= Bobby Meeks =

American hot rod mechanic

Robert E. Meeks (July 17, 1921 – August 8, 2006) was an American hot rod engine builder and chief mechanic to famed hot rod driver and auto parts designer Vic Edelbrock. Meeks was pioneer in the early days of hot-rodding and was considered the first Ford flathead guru.

Meeks was born in St. Louis, Missouri. When he was just 15 years old, Vic Edelbrock found Meeks hanging around his repair garage and offered him a job, asking "wanna get your hands dirty?" Meeks became Edelbrock's first employee and never worked for anyone else. Meeks was like a brother to Vic and was next to him the day his only son was born, Vic Edelbrock, Jr.

In 1942, Meeks joined the U.S. Navy and served four years as a Gunner's Mate in World War II.

In 1955, a friend of Meeks who worked at General Motors, came to him at Edelbrock and presented him with the opportunity to work on the new Chevy V8. Edelbrock was given 3 of the brand new engines before the public ever saw them and Meeks was in charge of testing.
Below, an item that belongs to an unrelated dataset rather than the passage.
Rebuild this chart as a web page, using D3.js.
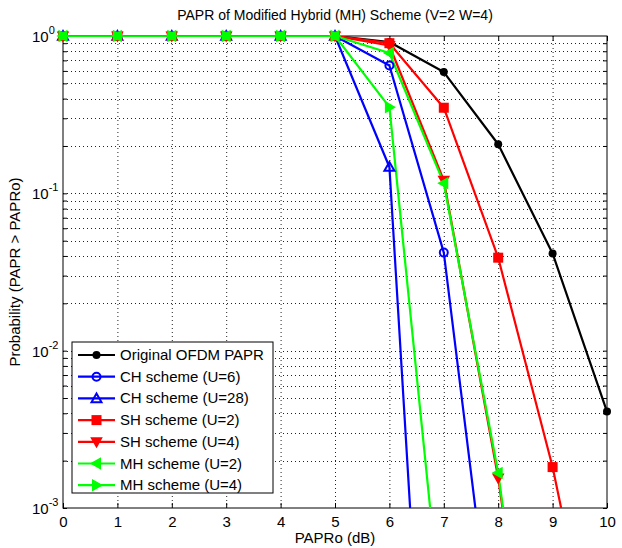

While working with Edelbrock, Meeks headed up his racing team and also worked on notable record-breakers such as the Pierson Brothers coupe and Alex Xydias with his So-cal streamliner in 1949. The latter was the first American car to break to 200 mph barrier at the Bonneville Salt Flats.

Meeks was known to have built custom engines for both bootleggers and the very same IRS agents attempting to catch them.

Meeks was also one of the first mechanics to experiment with high-octane fuels. He worked with nitromethane and spent considerable effort disguising it so competitors wouldn't know what his giving him the speed increase.

Meeks retired in 1993 after working with Edelbrock for almost 65 years.

Meeks died in 2006 at the age of 85.